Le style, comme la vie, entre rêve et réalité, épouse la narration, la voix off, les souvenirs, les témoignages ; tantôt vif et enlevé, tantôt serré, chargé, il effleure le fantastique, finit par s'alourdir jusqu'à l'obsession pesante qui devient rivière sans retour vers
les chutes de Niagara qui emportent tout.
Très peu allaient plus loin que la surface de Marilyn, beauté éphémère aimée et exploitée ; mais elle-même, Norma Jeane, jusqu'où allait-elle ? elle avançait et reculait, dans les deux sens avec hésitation et courage fêlé, une hypersensibilité mortifère sans issue, des hauts et des bas épuisants, des absences, sa mère une absente, son père une photo, une absence. La vie est-elle une parenthèse ? entre quoi et quoi ?
Joyce Carol Oates regarde à la loupe la surface miroitante, et interroge chaque reflet à l'aide du microscope, et finalement laisse beaucoup de points d'interrogation tels qu'ils sont, sans réponse.

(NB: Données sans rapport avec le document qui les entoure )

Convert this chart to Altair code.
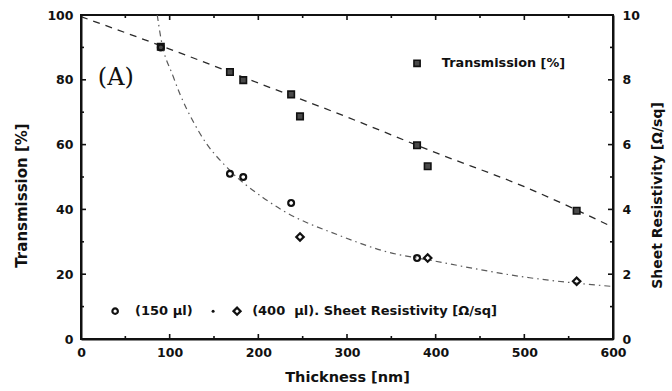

Les projecteurs éblouissants se sont retirés dans les coulisses avec leur lumière aveuglante, les bruits extérieurs assourdissants et blessants se sont tus, et la part d'ombre de Marilyn, Norma Jeane, s'est ouverte à la lumière du jour celle qui émerveille sans faire de mal.
Elle voulait être aimée pour ce qu'elle était vraiment ! Mais ce "vraiment", le savait-elle ? Etre et paraître, souvent le pont entre les deux est instable et ce quelque chose qui manque crée un point faible, une fragilité empêchant le lien solide. Une feuille frémissante de vie, un coup de vent peut l'emporter mais tant qu'elle y est elle habite l'arbre, ainsi que Marilyn habitait tous ses rôles.
Norma Jeane voulait rester ce qu'elle était. "Elle voulait être reconnue pour une grande actrice et en même temps être aimée comme une enfant et on ne peut manifestement pas avoir les deux."
Elle a eu tout, mais pas l'essentiel.